Campus cigarette sales ban sought

KU group takes cue from city's new law

Energized by a citywide smoking ban, Kansas University health advocates are hoping to find new ways to deter smoking on campus.

Plans include calling for an end to cigarette and other tobacco sales at the KU Memorial Unions.

“You have to walk your talk,” said Rachel Rumple-Comerford, assistant director of student housing and co-chair of the Wellness Committee. “If we want to promote a healthy and well environment for the students, faculty and staff that work here, you wouldn’t be able to walk down to somewhere on campus and purchase cigarettes.”

The recommendation was part of a report presented earlier this summer by the committee, one of 12 commissioned by Marlesa Roney, vice provost for student success, designed to set priorities for her office.

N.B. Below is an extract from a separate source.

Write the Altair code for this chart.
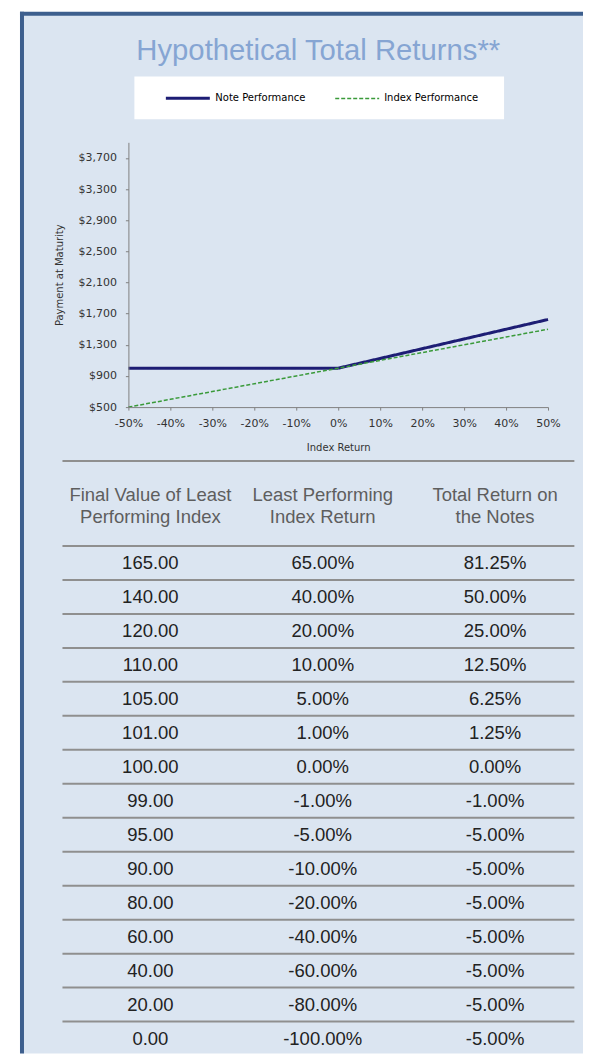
import altair as alt
import pandas as pd

# ---------------- chart data ----------------
index_return = [-0.5, -0.4, -0.3, -0.2, -0.1, 0.0, 0.1, 0.2, 0.3, 0.4, 0.5]
note_payment = [1000, 1000, 1000, 1000, 1000, 1000, 1125, 1250, 1375, 1500, 1625]
index_payment = [500, 600, 700, 800, 900, 1000, 1100, 1200, 1300, 1400, 1500]
series_names = ["Note Performance", "Index Performance"]
y_tick_values = [500, 900, 1300, 1700, 2100, 2500, 2900, 3300, 3700]
x_tick_values = [-0.5, -0.4, -0.3, -0.2, -0.1, 0.0, 0.1, 0.2, 0.3, 0.4, 0.5]

# ---------------- table data ----------------
table_headers = [
    "Final Value of Least\nPerforming Index",
    "Least Performing\nIndex Return",
    "Total Return on\nthe Notes",
]
final_values = ["165.00", "140.00", "120.00", "110.00", "105.00", "101.00", "100.00",
                "99.00", "95.00", "90.00", "80.00", "60.00", "40.00", "20.00", "0.00"]
lpi_returns = ["65.00%", "40.00%", "20.00%", "10.00%", "5.00%", "1.00%", "0.00%",
               "-1.00%", "-5.00%", "-10.00%", "-20.00%", "-40.00%", "-60.00%",
               "-80.00%", "-100.00%"]
note_returns = ["81.25%", "50.00%", "25.00%", "12.50%", "6.25%", "1.25%", "0.00%",
                "-1.00%", "-5.00%", "-5.00%", "-5.00%", "-5.00%", "-5.00%",
                "-5.00%", "-5.00%"]

# ---------------- styles ----------------
PANEL = "#dbe5f1"
BORDER = "#3d5f8e"
NAVY = "#1d1d74"
GREEN = "#3a9a3a"
TITLE_COLOR = "#86a5d3"
AXIS_FONT = "DejaVu Sans"
TABLE_FONT = "Liberation Sans"

W, H = 420, 265

# ---------------- line chart ----------------
rows = []
for x, n, i in zip(index_return, note_payment, index_payment):
    rows.append({"ret": x, "pay": n, "series": series_names[0]})
    rows.append({"ret": x, "pay": i, "series": series_names[1]})
line_df = pd.DataFrame(rows)

legend_kw = dict(
    title=".", titleOrient="right", titleColor="white", titleFontSize=10, titlePadding=8,
    orient="none", legendX=6, legendY=-66, direction="horizontal",
    fillColor="white", padding=15, symbolType="M2,0H10.8", symbolSize=100,
    labelOffset=53, labelFont=AXIS_FONT, labelFontSize=10, labelColor="black",
    columnPadding=13,
)

axis_common = dict(zindex=1, grid=False, domainColor="#7f7f7f", tickColor="#7f7f7f",
                   labelFont=AXIS_FONT, labelFontSize=11, labelColor="#333333",
                   titleFont=AXIS_FONT, titleFontSize=10, titleFontWeight="normal",
                   titleColor="#333333", tickSize=3, labelOverlap=False, labelFlush=False)

MINUS = "\u2212"

lines = alt.Chart(line_df).mark_line().encode(
    x=alt.X("ret:Q", scale=alt.Scale(domain=[-0.5, 0.5], nice=False, zero=False),
            axis=alt.Axis(values=x_tick_values, format=".0%", title="Index Return",
                          labelExpr=f"replace(datum.label, '{MINUS}', '-')",
                          labelPadding=7, titlePadding=14.5, **axis_common)),
    y=alt.Y("pay:Q", scale=alt.Scale(domain=[500, 3900], nice=False, zero=False),
            axis=alt.Axis(values=y_tick_values, format="$,.0f", title="Payment at Maturity",
                          labelPadding=9, titlePadding=13.5, **axis_common)),
    color=alt.Color("series:N", scale=alt.Scale(domain=series_names, range=[NAVY, GREEN]),
                    legend=alt.Legend(**legend_kw)),
    strokeDash=alt.StrokeDash("series:N",
                              scale=alt.Scale(domain=series_names, range=[[1, 0], [4, 2]]),
                              legend=alt.Legend(**legend_kw)),
    strokeWidth=alt.StrokeWidth("series:N",
                                scale=alt.Scale(domain=series_names, range=[3, 1.5]),
                                legend=alt.Legend(**legend_kw)),
)

# background panel and its border (decoration, in pixels from the plot origin)
one = pd.DataFrame({"a": [0]})
panel = alt.Chart(one).mark_rect(color=PANEL).encode(
    x=alt.value(-106), x2=alt.value(455), y=alt.value(-128), y2=alt.value(912))
border_left = alt.Chart(one).mark_rect(color=BORDER).encode(
    x=alt.value(-108.5), x2=alt.value(-104.5), y=alt.value(-130.7), y2=alt.value(912))
border_top = alt.Chart(one).mark_rect(color=BORDER).encode(
    x=alt.value(-108.5), x2=alt.value(455), y=alt.value(-130.7), y2=alt.value(-126.7))

line_chart = alt.layer(panel, border_left, border_top, lines).properties(
    width=W, height=H,
    title=alt.TitleParams(text="Hypothetical Total Returns**", font=TABLE_FONT, fontSize=29.3,
                          fontWeight="normal", color=TITLE_COLOR, anchor="middle", dx=-20,
                          baseline="alphabetic", offset=-78),
)

# ---------------- table ----------------
cols = [final_values, lpi_returns, note_returns]
cell_rows = []
for c, values in enumerate(cols):
    for r, v in enumerate(values):
        cell_rows.append({"col": c, "row": r, "txt": v})
cell_df = pd.DataFrame(cell_rows)
head_df = pd.DataFrame({"col": [0, 1, 2], "row": [-2.0] * 3, "txt": table_headers})
n_rows = len(final_values)
rule_df = pd.DataFrame({
    "ry": [-3, -0.5] + [k + 0.5 for k in range(n_rows - 1)],
    "x0": [-0.51] * (n_rows + 1),
    "x1": [2.46] * (n_rows + 1),
})

tx = alt.Scale(domain=[-0.1275, 2.3072], nice=False, zero=False)
ty = alt.Scale(domain=[-3, 14.25], nice=False, zero=False, reverse=True)
TW, TH = 420, 586.5

table_rules = alt.Chart(rule_df).mark_rule(color="#8f8f8f", strokeWidth=2).encode(
    x=alt.X("x0:Q", scale=tx, axis=None), x2="x1:Q",
    y=alt.Y("ry:Q", scale=ty, axis=None))
table_head = alt.Chart(head_df).mark_text(
    font=TABLE_FONT, fontSize=18.5, color="#5e5e5e", lineBreak="\n", lineHeight=22,
    baseline="middle", align="center").encode(
    x=alt.X("col:Q", scale=tx, axis=None), y=alt.Y("row:Q", scale=ty, axis=None), text="txt:N")
table_cells = alt.Chart(cell_df).mark_text(
    font=TABLE_FONT, fontSize=18.5, color="#222222", baseline="middle", align="center").encode(
    x=alt.X("col:Q", scale=tx, axis=None), y=alt.Y("row:Q", scale=ty, axis=None), text="txt:N")

table_chart = alt.layer(table_rules, table_head, table_cells).properties(width=TW, height=TH)

chart = alt.vconcat(line_chart, table_chart, spacing=54, bounds="flush").properties(
    padding={"left": 11.5, "top": 3, "right": 0, "bottom": 0},
    background="white",
).configure_view(strokeWidth=0)

chart.save("out.html", embed_options={"renderer": "svg", "actions": False})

Also on the agenda for the next year are appointing a group to revise the university’s smoking policy around building entrances, and working with community organizations to advocate increasing taxes for tobacco products.

Currently, buildings are required to have at least one entrance with a 20-foot no-smoking buffer around it. But Melissa Smith, manager of health education at Watkins Health Center, said the policy often was ignored and wasn’t enforced. Even when building supervisors find violators, they can’t hand down punishments.

“We have found just walking around that even though the policy is there, there are sometimes smoking pots right next to the door and sometimes even attached to the building,” Smith said.

But the proposal to ban tobacco sales from the Kansas and Burge unions may be the most ambitious of the proposals. The change likely would take a vote of the Memorial Corporation Board.

“It’s partly the message we’re sending, and partly it’s limiting access,” Smith said. “If you have to borrow a car to go get cigarettes, maybe you won’t go to the effort.”

A Kansas University committee is recommending new limitations on campus smoking, working with the community to advocate for an increase in cigarette taxes and discontinuing cigarette and tobacco sales at the Kansas and Burge unions. Two freshmen smoke outside the Kansas Union during a break in their orientation session Monday.

But David Mucci, director of the unions, said he wasn’t convinced the change would decrease smoking. Mucci said the unions sold about $100,000 worth of cigarettes a year, and an approximate $25,000 profit on those sales went to the unions’ operation.

“I don’t believe those people will stop smoking because there’s no cigarettes,” he said. “That (money) is right to the bottom line. Those are dollars that are essentially shoved off campus.”

Mucci said he would prefer to leave cigarette sales in place while educating people about healthy lifestyles.

“We tend to treat students as adults who make their own decisions,” he said. “The question is what is our role. Is our role to be the determiner of all healthy development? I think our job is to provide an array of choices our customers want.”

The committee’s recommendations are being reviewed by Roney’s office, with a final report on priorities due by the start of the school year. Classes begin Aug. 19.

Though the campus recommendations aren’t tied to the July 1 ban on smoking in indoor public places in Lawrence, Rumple-Comerford said the timing was good for progress.

“There are obviously some big conversations that are happening in the Lawrence community about smoking, both direct smoking and secondhand smoke,” she said.